::: Material provided :::
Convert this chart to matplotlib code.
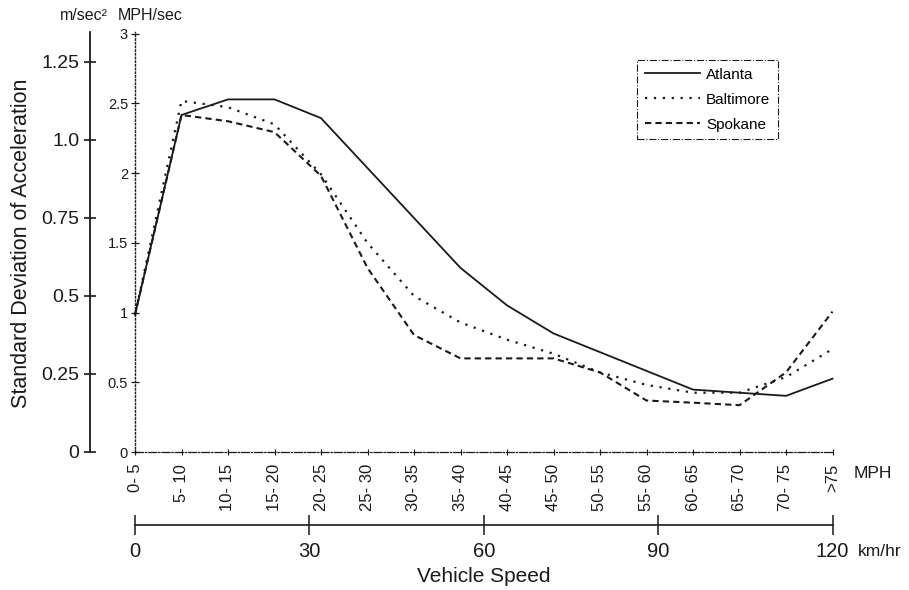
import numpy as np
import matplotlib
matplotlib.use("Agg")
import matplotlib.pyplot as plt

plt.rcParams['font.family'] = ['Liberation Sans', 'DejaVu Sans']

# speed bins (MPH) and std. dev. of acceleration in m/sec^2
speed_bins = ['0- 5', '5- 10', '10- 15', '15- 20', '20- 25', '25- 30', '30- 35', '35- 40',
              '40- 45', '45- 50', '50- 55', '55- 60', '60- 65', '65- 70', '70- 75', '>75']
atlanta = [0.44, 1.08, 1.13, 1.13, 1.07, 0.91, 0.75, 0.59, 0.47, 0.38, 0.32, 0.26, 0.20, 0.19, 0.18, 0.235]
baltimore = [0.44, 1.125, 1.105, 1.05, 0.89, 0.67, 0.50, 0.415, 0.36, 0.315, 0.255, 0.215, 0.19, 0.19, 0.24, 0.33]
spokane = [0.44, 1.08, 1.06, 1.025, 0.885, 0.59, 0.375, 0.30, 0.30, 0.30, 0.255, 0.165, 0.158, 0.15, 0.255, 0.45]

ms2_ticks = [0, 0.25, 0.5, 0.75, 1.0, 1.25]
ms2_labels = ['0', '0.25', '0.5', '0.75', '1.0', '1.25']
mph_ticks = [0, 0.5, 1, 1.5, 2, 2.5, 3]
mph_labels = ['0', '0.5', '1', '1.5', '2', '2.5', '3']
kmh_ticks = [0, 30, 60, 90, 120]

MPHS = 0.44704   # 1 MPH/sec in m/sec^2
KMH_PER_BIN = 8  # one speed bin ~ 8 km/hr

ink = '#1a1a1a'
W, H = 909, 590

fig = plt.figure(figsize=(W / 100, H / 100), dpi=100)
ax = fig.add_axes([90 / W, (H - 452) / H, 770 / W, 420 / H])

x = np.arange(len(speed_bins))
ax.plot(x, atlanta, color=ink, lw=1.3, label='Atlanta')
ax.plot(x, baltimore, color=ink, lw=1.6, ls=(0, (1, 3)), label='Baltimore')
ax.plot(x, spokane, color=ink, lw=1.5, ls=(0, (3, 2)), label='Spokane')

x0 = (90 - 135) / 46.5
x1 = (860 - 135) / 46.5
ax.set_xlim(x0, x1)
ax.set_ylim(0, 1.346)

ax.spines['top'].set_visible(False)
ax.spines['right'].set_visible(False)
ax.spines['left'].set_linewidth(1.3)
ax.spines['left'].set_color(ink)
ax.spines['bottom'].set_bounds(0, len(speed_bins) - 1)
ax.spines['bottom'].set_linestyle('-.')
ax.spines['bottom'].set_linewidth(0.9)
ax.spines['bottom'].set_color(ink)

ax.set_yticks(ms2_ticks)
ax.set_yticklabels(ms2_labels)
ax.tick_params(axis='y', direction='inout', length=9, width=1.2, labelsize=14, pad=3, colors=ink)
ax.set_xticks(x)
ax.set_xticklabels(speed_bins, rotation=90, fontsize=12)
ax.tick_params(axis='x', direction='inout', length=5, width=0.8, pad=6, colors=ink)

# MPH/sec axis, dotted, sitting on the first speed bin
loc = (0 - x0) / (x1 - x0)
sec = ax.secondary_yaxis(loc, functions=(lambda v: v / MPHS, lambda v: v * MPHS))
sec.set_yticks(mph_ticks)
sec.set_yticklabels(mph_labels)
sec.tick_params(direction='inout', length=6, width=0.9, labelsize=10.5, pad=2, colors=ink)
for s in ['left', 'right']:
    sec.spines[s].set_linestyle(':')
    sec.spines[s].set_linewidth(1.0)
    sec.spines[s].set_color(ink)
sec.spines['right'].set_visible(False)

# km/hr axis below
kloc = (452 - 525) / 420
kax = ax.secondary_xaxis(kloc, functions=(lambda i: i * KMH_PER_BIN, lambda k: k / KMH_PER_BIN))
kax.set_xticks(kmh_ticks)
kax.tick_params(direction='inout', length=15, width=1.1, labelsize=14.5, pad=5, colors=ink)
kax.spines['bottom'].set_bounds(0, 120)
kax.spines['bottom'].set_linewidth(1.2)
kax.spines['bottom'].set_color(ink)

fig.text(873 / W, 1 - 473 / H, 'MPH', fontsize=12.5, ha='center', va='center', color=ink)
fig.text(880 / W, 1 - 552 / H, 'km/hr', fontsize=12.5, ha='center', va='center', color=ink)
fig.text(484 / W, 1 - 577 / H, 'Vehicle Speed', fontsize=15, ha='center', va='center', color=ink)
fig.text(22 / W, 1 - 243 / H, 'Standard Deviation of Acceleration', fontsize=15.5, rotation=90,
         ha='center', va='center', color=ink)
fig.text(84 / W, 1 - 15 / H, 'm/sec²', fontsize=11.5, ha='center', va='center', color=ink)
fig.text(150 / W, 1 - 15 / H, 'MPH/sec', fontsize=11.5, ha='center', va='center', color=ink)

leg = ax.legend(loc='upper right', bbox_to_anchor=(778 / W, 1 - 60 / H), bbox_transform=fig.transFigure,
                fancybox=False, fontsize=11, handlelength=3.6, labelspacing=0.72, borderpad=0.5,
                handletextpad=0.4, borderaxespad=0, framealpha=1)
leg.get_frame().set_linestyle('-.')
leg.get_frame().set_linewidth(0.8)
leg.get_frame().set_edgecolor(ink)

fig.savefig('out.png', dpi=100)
:::
Skipping the pictures, transcribe each line above exactly as it appears.

Convert this chart to matplotlib code.
import numpy as np
import matplotlib
matplotlib.use("Agg")
import matplotlib.pyplot as plt

plt.rcParams['font.family'] = ['Liberation Sans', 'DejaVu Sans']

# speed bins (MPH) and std. dev. of acceleration in m/sec^2
speed_bins = ['0- 5', '5- 10', '10- 15', '15- 20', '20- 25', '25- 30', '30- 35', '35- 40',
              '40- 45', '45- 50', '50- 55', '55- 60', '60- 65', '65- 70', '70- 75', '>75']
atlanta = [0.44, 1.08, 1.13, 1.13, 1.07, 0.91, 0.75, 0.59, 0.47, 0.38, 0.32, 0.26, 0.20, 0.19, 0.18, 0.235]
baltimore = [0.44, 1.125, 1.105, 1.05, 0.89, 0.67, 0.50, 0.415, 0.36, 0.315, 0.255, 0.215, 0.19, 0.19, 0.24, 0.33]
spokane = [0.44, 1.08, 1.06, 1.025, 0.885, 0.59, 0.375, 0.30, 0.30, 0.30, 0.255, 0.165, 0.158, 0.15, 0.255, 0.45]

ms2_ticks = [0, 0.25, 0.5, 0.75, 1.0, 1.25]
ms2_labels = ['0', '0.25', '0.5', '0.75', '1.0', '1.25']
mph_ticks = [0, 0.5, 1, 1.5, 2, 2.5, 3]
mph_labels = ['0', '0.5', '1', '1.5', '2', '2.5', '3']
kmh_ticks = [0, 30, 60, 90, 120]

MPHS = 0.44704   # 1 MPH/sec in m/sec^2
KMH_PER_BIN = 8  # one speed bin ~ 8 km/hr

ink = '#1a1a1a'
W, H = 909, 590

fig = plt.figure(figsize=(W / 100, H / 100), dpi=100)
ax = fig.add_axes([90 / W, (H - 452) / H, 770 / W, 420 / H])

x = np.arange(len(speed_bins))
ax.plot(x, atlanta, color=ink, lw=1.3, label='Atlanta')
ax.plot(x, baltimore, color=ink, lw=1.6, ls=(0, (1, 3)), label='Baltimore')
ax.plot(x, spokane, color=ink, lw=1.5, ls=(0, (3, 2)), label='Spokane')

x0 = (90 - 135) / 46.5
x1 = (860 - 135) / 46.5
ax.set_xlim(x0, x1)
ax.set_ylim(0, 1.346)

ax.spines['top'].set_visible(False)
ax.spines['right'].set_visible(False)
ax.spines['left'].set_linewidth(1.3)
ax.spines['left'].set_color(ink)
ax.spines['bottom'].set_bounds(0, len(speed_bins) - 1)
ax.spines['bottom'].set_linestyle('-.')
ax.spines['bottom'].set_linewidth(0.9)
ax.spines['bottom'].set_color(ink)

ax.set_yticks(ms2_ticks)
ax.set_yticklabels(ms2_labels)
ax.tick_params(axis='y', direction='inout', length=9, width=1.2, labelsize=14, pad=3, colors=ink)
ax.set_xticks(x)
ax.set_xticklabels(speed_bins, rotation=90, fontsize=12)
ax.tick_params(axis='x', direction='inout', length=5, width=0.8, pad=6, colors=ink)

# MPH/sec axis, dotted, sitting on the first speed bin
loc = (0 - x0) / (x1 - x0)
sec = ax.secondary_yaxis(loc, functions=(lambda v: v / MPHS, lambda v: v * MPHS))
sec.set_yticks(mph_ticks)
sec.set_yticklabels(mph_labels)
sec.tick_params(direction='inout', length=6, width=0.9, labelsize=10.5, pad=2, colors=ink)
for s in ['left', 'right']:
    sec.spines[s].set_linestyle(':')
    sec.spines[s].set_linewidth(1.0)
    sec.spines[s].set_color(ink)
sec.spines['right'].set_visible(False)

# km/hr axis below
kloc = (452 - 525) / 420
kax = ax.secondary_xaxis(kloc, functions=(lambda i: i * KMH_PER_BIN, lambda k: k / KMH_PER_BIN))
kax.set_xticks(kmh_ticks)
kax.tick_params(direction='inout', length=15, width=1.1, labelsize=14.5, pad=5, colors=ink)
kax.spines['bottom'].set_bounds(0, 120)
kax.spines['bottom'].set_linewidth(1.2)
kax.spines['bottom'].set_color(ink)

fig.text(873 / W, 1 - 473 / H, 'MPH', fontsize=12.5, ha='center', va='center', color=ink)
fig.text(880 / W, 1 - 552 / H, 'km/hr', fontsize=12.5, ha='center', va='center', color=ink)
fig.text(484 / W, 1 - 577 / H, 'Vehicle Speed', fontsize=15, ha='center', va='center', color=ink)
fig.text(22 / W, 1 - 243 / H, 'Standard Deviation of Acceleration', fontsize=15.5, rotation=90,
         ha='center', va='center', color=ink)
fig.text(84 / W, 1 - 15 / H, 'm/sec²', fontsize=11.5, ha='center', va='center', color=ink)
fig.text(150 / W, 1 - 15 / H, 'MPH/sec', fontsize=11.5, ha='center', va='center', color=ink)

leg = ax.legend(loc='upper right', bbox_to_anchor=(778 / W, 1 - 60 / H), bbox_transform=fig.transFigure,
                fancybox=False, fontsize=11, handlelength=3.6, labelspacing=0.72, borderpad=0.5,
                handletextpad=0.4, borderaxespad=0, framealpha=1)
leg.get_frame().set_linestyle('-.')
leg.get_frame().set_linewidth(0.8)
leg.get_frame().set_edgecolor(ink)

fig.savefig('out.png', dpi=100)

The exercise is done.